Hit the fast forward button again (actually hit is a few times because it was not a overnight process, fleshy habits are hard to kill) and after being still to hear the voice of the holy spirit within me I can truly say I am no longer broke, busted, & disgusted but living purposely. Can you say the same if not try being STILL, I dare you!
The Law of Giving
Give and thou shall receive is how the old saying goes right? I am just going to be really open and honest with you, I was raised in the church just like many of you and every month, every member of the church would get their box of envelopes to put their tithes in (I would be so happy to put my little dollar in there that my mom gave me for collection, LOL), but that didn’t last long once the money became my own money! As I got older and started working, I was like “ I am not giving them all my money, they already driving a Benz and will not be buying another one off my McDonalds money (LOL that was my first job). My mom would ask, “Nicole, did you give your 10% of your paycheck”? I would lie and say YES knowing good and well I only put 5 bucks in there.
I kept this up as I got better jobs as well as half of my career as a Registered Nurse. Honestly, I would give what I wanted to give and sometimes didn’t give anything at all (I am just being real, I am sure I was the only one doing this…Yea right, LOL). I was literally working 2 full-times jobs at one point (doing the most and wanting to make all the money, LOL) and would still pay what tithes I wanted to pay, giving to people what I wanted to give, and sometimes didn’t help or give to people who were in need at all because this was “my money that I worked hard for”!! But God…But God! (he has a way of breaking you down very kindly) I found myself in a space where my money was running out as fast as it came in. I had money at 25 years old that people at 50+ had never seen, but yet unhappy, no peace, and no joy.
So on my quest to truly live on purpose, getting peace, & getting joy, I would have intimate conversations with God and asking him to work on me. During that time it was a clear as the sky that part of my problem was my giving and if I wanted to truly live a life of purpose, fulfillment, abundance, peace, and joy that I must GIVE (it didn’t have to be material). I began applying the law of giving to my life, I would give my 10% plus in tithes (trying to make up for lost time, LOL), I would give to people in need, I would give words of encouragement, prayers, smiles, hugs, just because gifts etc. and when I tell you God opened the windows of heaven and poured me a blessing that I didn’t have room enough to receive, it was unreal (don’t get it twisted though you have to give from your heart)! And it wasn’t just material things he was blessing me with; he blessed me with job opportunities that most people dream about, amazing people in my life, joy, peace, etc. and he did it in abundance. So what I am telling you is that if you want to live a life of purpose you have to GIVE (it isn’t yours anyway, just keeping it real). Give a hug, a smile, a prayer, a word of encouragement, pay your tithes, etc. and watch God flow like a river in your life!!
The Law of Detachment
So you are tired of living in your current situation and want something different! You want a better, more fulfilling life, but you still doing the same thing you have been doing, its not going to happen!! This is what a very blunt, real, and loving older friend of mine told me one day when I went to her whining and complaining about my life (Yep she keeps it 100 and said some other things that I rather not share, if you don’t have one of these people in your life get you one), but she didn’t do it to be mean, vicious, or ugly she did it to let me know if you want something you have never had you have to do something that you have never done!

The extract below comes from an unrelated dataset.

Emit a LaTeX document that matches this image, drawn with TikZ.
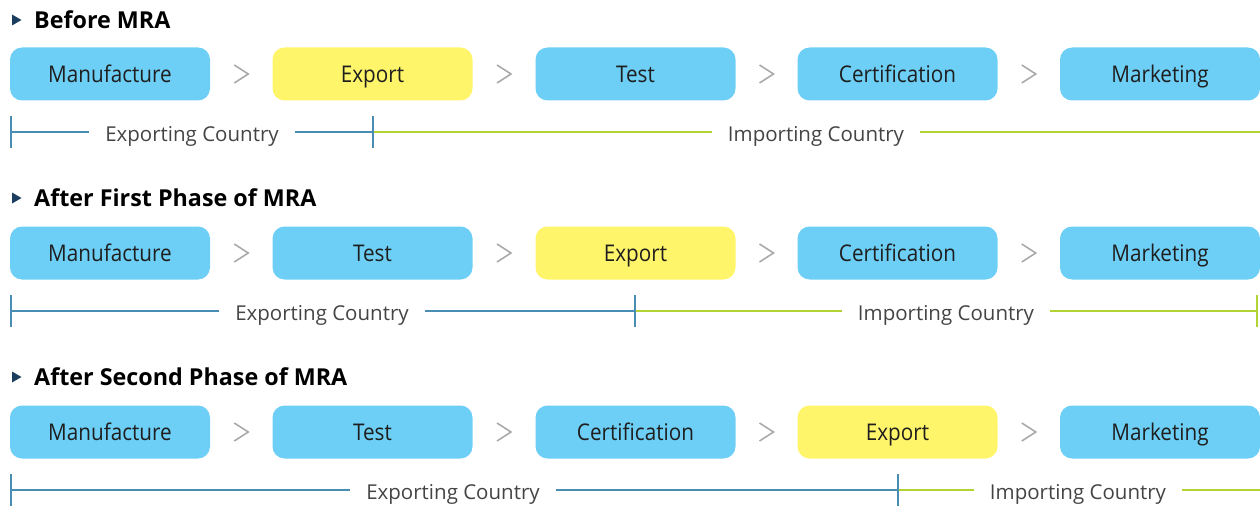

For me that was deep because you see I was comfortable. I was comfortable in knowing that I would be paid a set amount every other week, comfortable in hanging with the same group of people, comfortable in watching T.V. rather than reading books, comfortable in spending money on expensive handbags & shoes vs. investing in a conference or class, you get my drift. I was just comfortable because I knew how to do all these things like it was nothing, there was no challenge in this; it was safe, I wasn’t scared, it didn’t make me uncomfortable.
However, what it did was make me feel like “ this is all it is to my life, really” thus stirring up feelings of unhappiness, unfulfillment, & worthlessness. So it came to a point where I had to recall what my dear friend told me and do something different, but that meant coming out of my comfort zone (can you say scared like a shaking leaf). As I began to really examine that blunt but real advice she gave me I began to apply the law of detachment to my life, which let me know “Nicole get over yourself and bust a new move”. I had to get comfortable being uncomfortable. So I began to take baby steps (I am not going to even front like I went in head first because I didn’t), from those baby steps I took strides, then I started running, and next I will be galloping like a kangaroo (don’t trip God is still working on me, LOL). But the point is when I was ready for more I had to do more. I had to go into the unknown because that is where all possibilities lie!! When I took one step on faith God took 20 more, he opened doors for me that made me say “ well how did that happen” and I would quickly remind myself whose I am.
Listen God doesn’t give us the spirit of fear but the spirit of love & sound mind (his words not mine, Isaiah 41:10 or 2 Timothy 1:7), the spirit of fear is the enemy because as long as he can give you fear he got you right where he wants you.
So I encourage you today to DETACH!! Detach from those things that make you comfortable and all warm and fuzzy and go into the unknown with the only one who can do exceedingly abundantly above all things you can ever ask. Trust me your eyes haven’t seen, nor has your ears heard, nor has as truly entered into the heart of man what God is getting ready to do in your life!! Start detaching!!